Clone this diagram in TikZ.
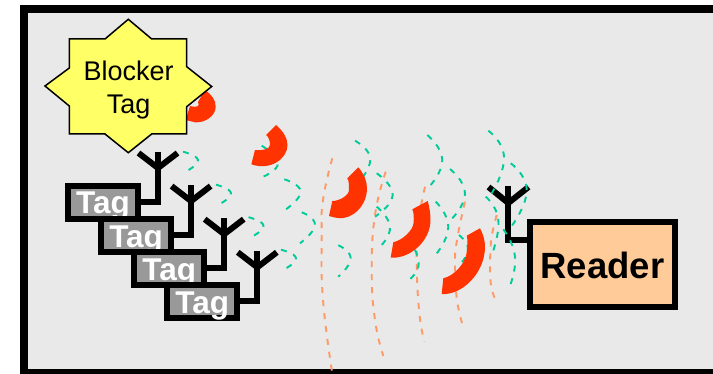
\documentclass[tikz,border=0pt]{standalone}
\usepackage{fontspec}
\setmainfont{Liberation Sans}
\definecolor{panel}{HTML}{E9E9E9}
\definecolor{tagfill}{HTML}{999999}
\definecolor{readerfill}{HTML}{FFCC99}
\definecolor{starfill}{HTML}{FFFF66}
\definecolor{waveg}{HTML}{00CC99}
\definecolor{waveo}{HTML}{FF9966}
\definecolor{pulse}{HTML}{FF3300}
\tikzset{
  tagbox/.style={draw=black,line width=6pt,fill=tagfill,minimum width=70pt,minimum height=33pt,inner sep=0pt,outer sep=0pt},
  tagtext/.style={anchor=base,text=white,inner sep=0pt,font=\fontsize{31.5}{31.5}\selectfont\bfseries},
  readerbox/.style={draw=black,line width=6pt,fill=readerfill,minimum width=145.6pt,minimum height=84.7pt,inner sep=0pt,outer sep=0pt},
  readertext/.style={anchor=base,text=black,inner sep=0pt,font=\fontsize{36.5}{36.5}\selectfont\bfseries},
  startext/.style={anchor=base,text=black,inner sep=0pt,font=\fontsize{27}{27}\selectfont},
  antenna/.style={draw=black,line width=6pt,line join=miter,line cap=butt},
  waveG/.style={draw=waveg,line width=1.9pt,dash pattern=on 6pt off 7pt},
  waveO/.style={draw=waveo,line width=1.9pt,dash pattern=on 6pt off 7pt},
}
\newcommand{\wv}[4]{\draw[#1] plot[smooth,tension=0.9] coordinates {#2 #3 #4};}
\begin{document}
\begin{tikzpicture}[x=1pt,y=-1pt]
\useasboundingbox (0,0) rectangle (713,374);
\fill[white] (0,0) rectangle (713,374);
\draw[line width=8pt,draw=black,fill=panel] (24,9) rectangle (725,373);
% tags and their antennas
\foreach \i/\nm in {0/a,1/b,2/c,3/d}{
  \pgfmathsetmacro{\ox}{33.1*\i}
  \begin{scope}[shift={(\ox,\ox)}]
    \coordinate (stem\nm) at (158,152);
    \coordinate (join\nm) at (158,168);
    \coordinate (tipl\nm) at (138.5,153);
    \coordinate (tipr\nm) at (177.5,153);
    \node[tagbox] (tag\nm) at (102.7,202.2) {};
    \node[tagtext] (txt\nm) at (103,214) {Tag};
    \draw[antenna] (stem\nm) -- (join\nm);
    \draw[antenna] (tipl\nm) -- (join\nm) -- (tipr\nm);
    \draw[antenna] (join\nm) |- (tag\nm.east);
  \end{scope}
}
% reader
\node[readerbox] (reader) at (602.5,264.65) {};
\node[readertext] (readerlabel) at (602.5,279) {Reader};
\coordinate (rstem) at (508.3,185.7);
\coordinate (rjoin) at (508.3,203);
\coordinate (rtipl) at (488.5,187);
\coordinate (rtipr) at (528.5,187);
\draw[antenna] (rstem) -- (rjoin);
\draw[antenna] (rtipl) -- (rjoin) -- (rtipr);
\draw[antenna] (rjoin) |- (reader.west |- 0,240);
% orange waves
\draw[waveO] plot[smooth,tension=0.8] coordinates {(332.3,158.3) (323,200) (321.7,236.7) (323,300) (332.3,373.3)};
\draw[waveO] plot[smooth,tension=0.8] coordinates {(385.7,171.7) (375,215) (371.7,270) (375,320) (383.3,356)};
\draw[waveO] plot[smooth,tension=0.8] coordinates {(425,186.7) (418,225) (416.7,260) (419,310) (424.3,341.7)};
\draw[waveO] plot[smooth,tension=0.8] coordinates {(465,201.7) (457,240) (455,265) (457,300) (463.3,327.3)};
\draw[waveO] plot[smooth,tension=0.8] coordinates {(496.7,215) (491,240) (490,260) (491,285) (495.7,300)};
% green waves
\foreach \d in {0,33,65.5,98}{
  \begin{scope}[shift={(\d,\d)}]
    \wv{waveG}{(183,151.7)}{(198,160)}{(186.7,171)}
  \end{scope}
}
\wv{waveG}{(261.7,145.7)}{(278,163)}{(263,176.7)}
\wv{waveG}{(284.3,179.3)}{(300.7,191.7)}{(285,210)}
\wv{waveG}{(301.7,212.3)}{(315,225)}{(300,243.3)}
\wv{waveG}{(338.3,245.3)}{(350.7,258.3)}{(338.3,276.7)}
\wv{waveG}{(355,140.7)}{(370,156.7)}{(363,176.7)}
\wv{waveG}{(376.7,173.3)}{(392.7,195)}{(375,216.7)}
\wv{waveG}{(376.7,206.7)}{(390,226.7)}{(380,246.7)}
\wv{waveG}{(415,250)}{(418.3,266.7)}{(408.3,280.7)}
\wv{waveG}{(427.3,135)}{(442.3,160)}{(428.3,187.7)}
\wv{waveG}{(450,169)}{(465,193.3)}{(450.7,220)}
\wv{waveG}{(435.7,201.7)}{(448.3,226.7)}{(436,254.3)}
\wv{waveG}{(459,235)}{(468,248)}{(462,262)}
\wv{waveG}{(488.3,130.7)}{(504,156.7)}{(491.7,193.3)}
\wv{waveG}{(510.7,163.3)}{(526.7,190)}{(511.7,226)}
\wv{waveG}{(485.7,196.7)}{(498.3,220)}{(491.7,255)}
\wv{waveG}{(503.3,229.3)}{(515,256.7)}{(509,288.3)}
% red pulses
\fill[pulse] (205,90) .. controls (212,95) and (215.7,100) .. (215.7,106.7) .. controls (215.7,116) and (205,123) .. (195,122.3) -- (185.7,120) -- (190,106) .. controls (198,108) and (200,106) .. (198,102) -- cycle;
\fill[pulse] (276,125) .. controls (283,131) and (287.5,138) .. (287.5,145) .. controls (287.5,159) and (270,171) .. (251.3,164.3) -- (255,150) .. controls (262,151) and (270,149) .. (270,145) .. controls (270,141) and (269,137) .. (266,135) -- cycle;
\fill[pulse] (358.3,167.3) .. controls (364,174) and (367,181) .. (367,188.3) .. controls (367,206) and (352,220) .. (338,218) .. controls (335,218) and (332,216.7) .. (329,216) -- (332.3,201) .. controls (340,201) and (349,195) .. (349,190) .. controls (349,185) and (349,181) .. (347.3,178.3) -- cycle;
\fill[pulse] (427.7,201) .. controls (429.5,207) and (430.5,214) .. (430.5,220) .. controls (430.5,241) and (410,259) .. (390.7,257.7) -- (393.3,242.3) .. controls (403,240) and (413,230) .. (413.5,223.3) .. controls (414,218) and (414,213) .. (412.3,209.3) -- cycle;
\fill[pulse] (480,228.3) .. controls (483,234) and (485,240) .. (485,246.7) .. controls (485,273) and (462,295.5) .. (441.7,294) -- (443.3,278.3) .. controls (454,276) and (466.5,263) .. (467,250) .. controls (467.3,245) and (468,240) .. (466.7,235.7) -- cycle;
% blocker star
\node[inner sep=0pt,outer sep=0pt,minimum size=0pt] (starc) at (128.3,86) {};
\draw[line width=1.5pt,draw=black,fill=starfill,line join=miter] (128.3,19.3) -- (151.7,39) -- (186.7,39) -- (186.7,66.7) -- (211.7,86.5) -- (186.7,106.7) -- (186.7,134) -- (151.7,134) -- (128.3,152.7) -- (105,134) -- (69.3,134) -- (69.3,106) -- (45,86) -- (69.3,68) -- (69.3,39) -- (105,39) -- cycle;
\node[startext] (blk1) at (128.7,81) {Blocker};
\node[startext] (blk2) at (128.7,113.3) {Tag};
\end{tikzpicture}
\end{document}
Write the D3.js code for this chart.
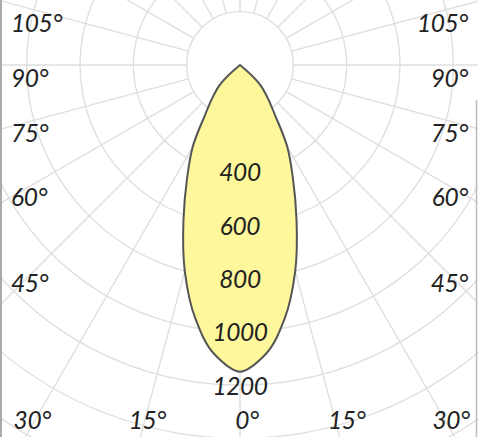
*-*-*
Stated task -> Repeat each line of the records above exactly, but do not copy the pictures.

Reply to the task ->
Clone this diagram in TikZ.
\documentclass[tikz,border=0pt]{standalone}
\usepackage{fontspec}
\setmainfont{Liberation Sans}
\definecolor{panel}{HTML}{E9E9E9}
\definecolor{tagfill}{HTML}{999999}
\definecolor{readerfill}{HTML}{FFCC99}
\definecolor{starfill}{HTML}{FFFF66}
\definecolor{waveg}{HTML}{00CC99}
\definecolor{waveo}{HTML}{FF9966}
\definecolor{pulse}{HTML}{FF3300}
\tikzset{
  tagbox/.style={draw=black,line width=6pt,fill=tagfill,minimum width=70pt,minimum height=33pt,inner sep=0pt,outer sep=0pt},
  tagtext/.style={anchor=base,text=white,inner sep=0pt,font=\fontsize{31.5}{31.5}\selectfont\bfseries},
  readerbox/.style={draw=black,line width=6pt,fill=readerfill,minimum width=145.6pt,minimum height=84.7pt,inner sep=0pt,outer sep=0pt},
  readertext/.style={anchor=base,text=black,inner sep=0pt,font=\fontsize{36.5}{36.5}\selectfont\bfseries},
  startext/.style={anchor=base,text=black,inner sep=0pt,font=\fontsize{27}{27}\selectfont},
  antenna/.style={draw=black,line width=6pt,line join=miter,line cap=butt},
  waveG/.style={draw=waveg,line width=1.9pt,dash pattern=on 6pt off 7pt},
  waveO/.style={draw=waveo,line width=1.9pt,dash pattern=on 6pt off 7pt},
}
\newcommand{\wv}[4]{\draw[#1] plot[smooth,tension=0.9] coordinates {#2 #3 #4};}
\begin{document}
\begin{tikzpicture}[x=1pt,y=-1pt]
\useasboundingbox (0,0) rectangle (713,374);
\fill[white] (0,0) rectangle (713,374);
\draw[line width=8pt,draw=black,fill=panel] (24,9) rectangle (725,373);
% tags and their antennas
\foreach \i/\nm in {0/a,1/b,2/c,3/d}{
  \pgfmathsetmacro{\ox}{33.1*\i}
  \begin{scope}[shift={(\ox,\ox)}]
    \coordinate (stem\nm) at (158,152);
    \coordinate (join\nm) at (158,168);
    \coordinate (tipl\nm) at (138.5,153);
    \coordinate (tipr\nm) at (177.5,153);
    \node[tagbox] (tag\nm) at (102.7,202.2) {};
    \node[tagtext] (txt\nm) at (103,214) {Tag};
    \draw[antenna] (stem\nm) -- (join\nm);
    \draw[antenna] (tipl\nm) -- (join\nm) -- (tipr\nm);
    \draw[antenna] (join\nm) |- (tag\nm.east);
  \end{scope}
}
% reader
\node[readerbox] (reader) at (602.5,264.65) {};
\node[readertext] (readerlabel) at (602.5,279) {Reader};
\coordinate (rstem) at (508.3,185.7);
\coordinate (rjoin) at (508.3,203);
\coordinate (rtipl) at (488.5,187);
\coordinate (rtipr) at (528.5,187);
\draw[antenna] (rstem) -- (rjoin);
\draw[antenna] (rtipl) -- (rjoin) -- (rtipr);
\draw[antenna] (rjoin) |- (reader.west |- 0,240);
% orange waves
\draw[waveO] plot[smooth,tension=0.8] coordinates {(332.3,158.3) (323,200) (321.7,236.7) (323,300) (332.3,373.3)};
\draw[waveO] plot[smooth,tension=0.8] coordinates {(385.7,171.7) (375,215) (371.7,270) (375,320) (383.3,356)};
\draw[waveO] plot[smooth,tension=0.8] coordinates {(425,186.7) (418,225) (416.7,260) (419,310) (424.3,341.7)};
\draw[waveO] plot[smooth,tension=0.8] coordinates {(465,201.7) (457,240) (455,265) (457,300) (463.3,327.3)};
\draw[waveO] plot[smooth,tension=0.8] coordinates {(496.7,215) (491,240) (490,260) (491,285) (495.7,300)};
% green waves
\foreach \d in {0,33,65.5,98}{
  \begin{scope}[shift={(\d,\d)}]
    \wv{waveG}{(183,151.7)}{(198,160)}{(186.7,171)}
  \end{scope}
}
\wv{waveG}{(261.7,145.7)}{(278,163)}{(263,176.7)}
\wv{waveG}{(284.3,179.3)}{(300.7,191.7)}{(285,210)}
\wv{waveG}{(301.7,212.3)}{(315,225)}{(300,243.3)}
\wv{waveG}{(338.3,245.3)}{(350.7,258.3)}{(338.3,276.7)}
\wv{waveG}{(355,140.7)}{(370,156.7)}{(363,176.7)}
\wv{waveG}{(376.7,173.3)}{(392.7,195)}{(375,216.7)}
\wv{waveG}{(376.7,206.7)}{(390,226.7)}{(380,246.7)}
\wv{waveG}{(415,250)}{(418.3,266.7)}{(408.3,280.7)}
\wv{waveG}{(427.3,135)}{(442.3,160)}{(428.3,187.7)}
\wv{waveG}{(450,169)}{(465,193.3)}{(450.7,220)}
\wv{waveG}{(435.7,201.7)}{(448.3,226.7)}{(436,254.3)}
\wv{waveG}{(459,235)}{(468,248)}{(462,262)}
\wv{waveG}{(488.3,130.7)}{(504,156.7)}{(491.7,193.3)}
\wv{waveG}{(510.7,163.3)}{(526.7,190)}{(511.7,226)}
\wv{waveG}{(485.7,196.7)}{(498.3,220)}{(491.7,255)}
\wv{waveG}{(503.3,229.3)}{(515,256.7)}{(509,288.3)}
% red pulses
\fill[pulse] (205,90) .. controls (212,95) and (215.7,100) .. (215.7,106.7) .. controls (215.7,116) and (205,123) .. (195,122.3) -- (185.7,120) -- (190,106) .. controls (198,108) and (200,106) .. (198,102) -- cycle;
\fill[pulse] (276,125) .. controls (283,131) and (287.5,138) .. (287.5,145) .. controls (287.5,159) and (270,171) .. (251.3,164.3) -- (255,150) .. controls (262,151) and (270,149) .. (270,145) .. controls (270,141) and (269,137) .. (266,135) -- cycle;
\fill[pulse] (358.3,167.3) .. controls (364,174) and (367,181) .. (367,188.3) .. controls (367,206) and (352,220) .. (338,218) .. controls (335,218) and (332,216.7) .. (329,216) -- (332.3,201) .. controls (340,201) and (349,195) .. (349,190) .. controls (349,185) and (349,181) .. (347.3,178.3) -- cycle;
\fill[pulse] (427.7,201) .. controls (429.5,207) and (430.5,214) .. (430.5,220) .. controls (430.5,241) and (410,259) .. (390.7,257.7) -- (393.3,242.3) .. controls (403,240) and (413,230) .. (413.5,223.3) .. controls (414,218) and (414,213) .. (412.3,209.3) -- cycle;
\fill[pulse] (480,228.3) .. controls (483,234) and (485,240) .. (485,246.7) .. controls (485,273) and (462,295.5) .. (441.7,294) -- (443.3,278.3) .. controls (454,276) and (466.5,263) .. (467,250) .. controls (467.3,245) and (468,240) .. (466.7,235.7) -- cycle;
% blocker star
\node[inner sep=0pt,outer sep=0pt,minimum size=0pt] (starc) at (128.3,86) {};
\draw[line width=1.5pt,draw=black,fill=starfill,line join=miter] (128.3,19.3) -- (151.7,39) -- (186.7,39) -- (186.7,66.7) -- (211.7,86.5) -- (186.7,106.7) -- (186.7,134) -- (151.7,134) -- (128.3,152.7) -- (105,134) -- (69.3,134) -- (69.3,106) -- (45,86) -- (69.3,68) -- (69.3,39) -- (105,39) -- cycle;
\node[startext] (blk1) at (128.7,81) {Blocker};
\node[startext] (blk2) at (128.7,113.3) {Tag};
\end{tikzpicture}
\end{document}
Write the D3.js code for this chart.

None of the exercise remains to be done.